• _What this task involves_: Can you transcribe the data exactly? Leave the pictures out.

• _Information shown_:
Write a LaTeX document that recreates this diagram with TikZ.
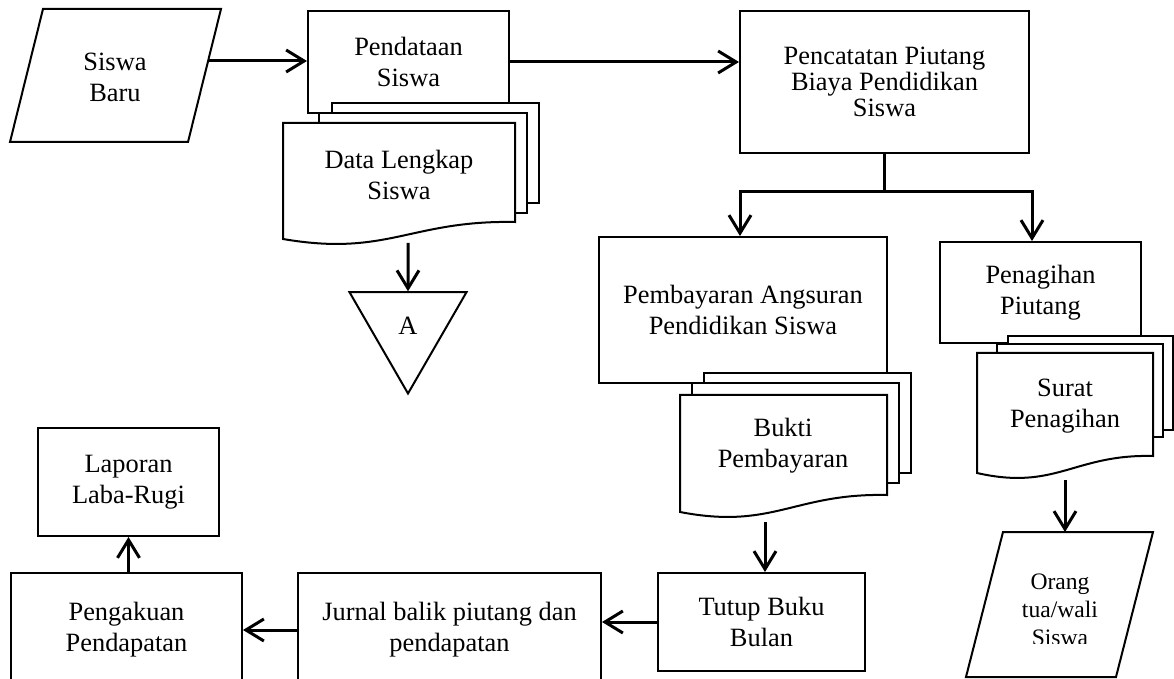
\documentclass[tikz,border=0pt]{standalone}
\usepackage{fontspec}
\setmainfont{Liberation Serif}
\usetikzlibrary{arrows.meta,shapes.geometric}

\tikzset{
	box/.style={draw,line width=1pt,fill=white,align=center,inner sep=0pt,font=\fontsize{13.2}{15.5}\selectfont},
	txt/.style={align=center,inner sep=0pt,font=\fontsize{13.2}{15.5}\selectfont},
	doc/.style={draw,line width=1pt,fill=white},
	arr/.style={line width=1.5pt,-{Straight Barb[length=9pt,width=11pt]}},
	lin/.style={line width=1.5pt}
}

% document with a wavy bottom: left, top, right, bottom at the right side
\newcommand{\wavedoc}[4]{%
	\draw[doc] (#1,#2) -- (#3,#2) -- (#3,#4)
	.. controls ({#1+0.55*(#3-#1)},{#4-2}) and ({#1+0.45*(#3-#1)},{#4+35}) .. (#1,{#4+17}) -- cycle;}

\begin{document}
\begin{tikzpicture}[x=0.5pt,y=-0.5pt]
	\useasboundingbox (0,0) rectangle (1174,679);
	\clip (0,0) rectangle (1174,679);
	% input
	\draw[line width=1pt] (43,9) -- (221,9) -- (188,142) -- (10,142) -- cycle;
	\node[txt] (baru) at (115,77) {Siswa\\Baru};
	\coordinate (baruR) at (209,61);
	% pendataan
	\node[box,minimum width=100.5pt,minimum height=51pt] (pendataan) at (408.5,62) {Pendataan\\Siswa};
	\draw[doc] (332,103) rectangle (539,203);
	\draw[doc] (319,113) rectangle (527,213);
	\wavedoc{283}{123}{515}{222}
	\node[txt] (lengkap) at (399,175) {Data Lengkap\\Siswa};
	\coordinate (lengkapB) at (408,243);
	\node[draw,line width=1pt,regular polygon,regular polygon sides=3,shape border rotate=180,
	minimum size=67.5pt,inner sep=0pt,font=\fontsize{13.2}{15.5}\selectfont] (konektor) at (408,326) {A};
	% pencatatan
	\node[box,minimum width=144.5pt,minimum height=71pt,font=\fontsize{13.2}{13}\selectfont] (pencatatan) at (884.5,82) {Pencatatan Piutang\\Biaya Pendidikan\\Siswa};
	% pembayaran
	\node[box,minimum width=144pt,minimum height=73pt] (pembayaran) at (743,310) {Pembayaran Angsuran\\Pendidikan Siswa};
	\draw[doc] (704,373) rectangle (911,473);
	\draw[doc] (692,383) rectangle (899,483);
	\wavedoc{680}{395}{887}{495}
	\node[txt] (bukti) at (783,446) {Bukti\\Pembayaran};
	\coordinate (buktiB) at (765,522);
	% penagihan
	\node[box,minimum width=100.5pt,minimum height=50.5pt] (penagihan) at (1040.5,292.5) {Penagihan\\Piutang};
	\draw[doc] (1008,336) rectangle (1173,430);
	\draw[doc] (997,344) rectangle (1163,437);
	\wavedoc{977}{353}{1153}{456}
	\node[txt] (surat) at (1065,406) {Surat\\Penagihan};
	\coordinate (suratB) at (1065,480);
	% orang tua
	\draw[line width=1pt] (1003,532) -- (1153,532) -- (1116,677) -- (966,677) -- cycle;
	\coordinate (ortuT) at (1065,532);
	\begin{scope}
		\clip (966,532) rectangle (1153,643);
		\node[txt,font=\fontsize{11.8}{14}\selectfont] (ortu) at (1060,610) {Orang\\tua/wali\\Siswa};
	\end{scope}
	% bottom row
	\node[box,minimum width=103.5pt,minimum height=49pt] (tutup) at (761.5,622) {Tutup Buku\\Bulan};
	\node[box,minimum width=151.5pt,minimum height=57pt] (jurnal) at (449.5,630) {Jurnal balik piutang dan\\pendapatan};
	\node[box,minimum width=115.5pt,minimum height=57pt] (pengakuan) at (126.5,630) {Pengakuan\\Pendapatan};
	\node[box,minimum width=90.5pt,minimum height=54pt] (laporan) at (128.5,482) {Laporan\\Laba-Rugi};
	% connectors
	\draw[arr] (baruR) -- (baruR -| pendataan.west);
	\draw[arr] (pendataan.east) -- (pendataan.east -| pencatatan.west);
	\draw[arr] (lengkapB) -- (konektor.north);
	\draw[lin] (pencatatan.south) -- ++(0,38) coordinate (cabang);
	\draw[arr] (cabang) -| ([xshift=-1.5pt]pembayaran.north);
	\draw[arr] (cabang) -| ([xshift=-4.25pt]penagihan.north);
	\draw[arr] (buktiB) -- (buktiB |- tutup.north);
	\draw[arr] (suratB) -- (ortuT);
	\draw[arr] (tutup.west) -- (tutup.west -| jurnal.east);
	\draw[arr] (jurnal.west) -- (pengakuan.east);
	\draw[arr] (pengakuan.north -| laporan.south) -- (laporan.south);
\end{tikzpicture}
\end{document}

• _Reply_:
Write a LaTeX document that recreates this diagram with TikZ.
\documentclass[tikz,border=0pt]{standalone}
\usepackage{fontspec}
\setmainfont{Liberation Serif}
\usetikzlibrary{arrows.meta,shapes.geometric}

\tikzset{
	box/.style={draw,line width=1pt,fill=white,align=center,inner sep=0pt,font=\fontsize{13.2}{15.5}\selectfont},
	txt/.style={align=center,inner sep=0pt,font=\fontsize{13.2}{15.5}\selectfont},
	doc/.style={draw,line width=1pt,fill=white},
	arr/.style={line width=1.5pt,-{Straight Barb[length=9pt,width=11pt]}},
	lin/.style={line width=1.5pt}
}

% document with a wavy bottom: left, top, right, bottom at the right side
\newcommand{\wavedoc}[4]{%
	\draw[doc] (#1,#2) -- (#3,#2) -- (#3,#4)
	.. controls ({#1+0.55*(#3-#1)},{#4-2}) and ({#1+0.45*(#3-#1)},{#4+35}) .. (#1,{#4+17}) -- cycle;}

\begin{document}
\begin{tikzpicture}[x=0.5pt,y=-0.5pt]
	\useasboundingbox (0,0) rectangle (1174,679);
	\clip (0,0) rectangle (1174,679);
	% input
	\draw[line width=1pt] (43,9) -- (221,9) -- (188,142) -- (10,142) -- cycle;
	\node[txt] (baru) at (115,77) {Siswa\\Baru};
	\coordinate (baruR) at (209,61);
	% pendataan
	\node[box,minimum width=100.5pt,minimum height=51pt] (pendataan) at (408.5,62) {Pendataan\\Siswa};
	\draw[doc] (332,103) rectangle (539,203);
	\draw[doc] (319,113) rectangle (527,213);
	\wavedoc{283}{123}{515}{222}
	\node[txt] (lengkap) at (399,175) {Data Lengkap\\Siswa};
	\coordinate (lengkapB) at (408,243);
	\node[draw,line width=1pt,regular polygon,regular polygon sides=3,shape border rotate=180,
	minimum size=67.5pt,inner sep=0pt,font=\fontsize{13.2}{15.5}\selectfont] (konektor) at (408,326) {A};
	% pencatatan
	\node[box,minimum width=144.5pt,minimum height=71pt,font=\fontsize{13.2}{13}\selectfont] (pencatatan) at (884.5,82) {Pencatatan Piutang\\Biaya Pendidikan\\Siswa};
	% pembayaran
	\node[box,minimum width=144pt,minimum height=73pt] (pembayaran) at (743,310) {Pembayaran Angsuran\\Pendidikan Siswa};
	\draw[doc] (704,373) rectangle (911,473);
	\draw[doc] (692,383) rectangle (899,483);
	\wavedoc{680}{395}{887}{495}
	\node[txt] (bukti) at (783,446) {Bukti\\Pembayaran};
	\coordinate (buktiB) at (765,522);
	% penagihan
	\node[box,minimum width=100.5pt,minimum height=50.5pt] (penagihan) at (1040.5,292.5) {Penagihan\\Piutang};
	\draw[doc] (1008,336) rectangle (1173,430);
	\draw[doc] (997,344) rectangle (1163,437);
	\wavedoc{977}{353}{1153}{456}
	\node[txt] (surat) at (1065,406) {Surat\\Penagihan};
	\coordinate (suratB) at (1065,480);
	% orang tua
	\draw[line width=1pt] (1003,532) -- (1153,532) -- (1116,677) -- (966,677) -- cycle;
	\coordinate (ortuT) at (1065,532);
	\begin{scope}
		\clip (966,532) rectangle (1153,643);
		\node[txt,font=\fontsize{11.8}{14}\selectfont] (ortu) at (1060,610) {Orang\\tua/wali\\Siswa};
	\end{scope}
	% bottom row
	\node[box,minimum width=103.5pt,minimum height=49pt] (tutup) at (761.5,622) {Tutup Buku\\Bulan};
	\node[box,minimum width=151.5pt,minimum height=57pt] (jurnal) at (449.5,630) {Jurnal balik piutang dan\\pendapatan};
	\node[box,minimum width=115.5pt,minimum height=57pt] (pengakuan) at (126.5,630) {Pengakuan\\Pendapatan};
	\node[box,minimum width=90.5pt,minimum height=54pt] (laporan) at (128.5,482) {Laporan\\Laba-Rugi};
	% connectors
	\draw[arr] (baruR) -- (baruR -| pendataan.west);
	\draw[arr] (pendataan.east) -- (pendataan.east -| pencatatan.west);
	\draw[arr] (lengkapB) -- (konektor.north);
	\draw[lin] (pencatatan.south) -- ++(0,38) coordinate (cabang);
	\draw[arr] (cabang) -| ([xshift=-1.5pt]pembayaran.north);
	\draw[arr] (cabang) -| ([xshift=-4.25pt]penagihan.north);
	\draw[arr] (buktiB) -- (buktiB |- tutup.north);
	\draw[arr] (suratB) -- (ortuT);
	\draw[arr] (tutup.west) -- (tutup.west -| jurnal.east);
	\draw[arr] (jurnal.west) -- (pengakuan.east);
	\draw[arr] (pengakuan.north -| laporan.south) -- (laporan.south);
\end{tikzpicture}
\end{document}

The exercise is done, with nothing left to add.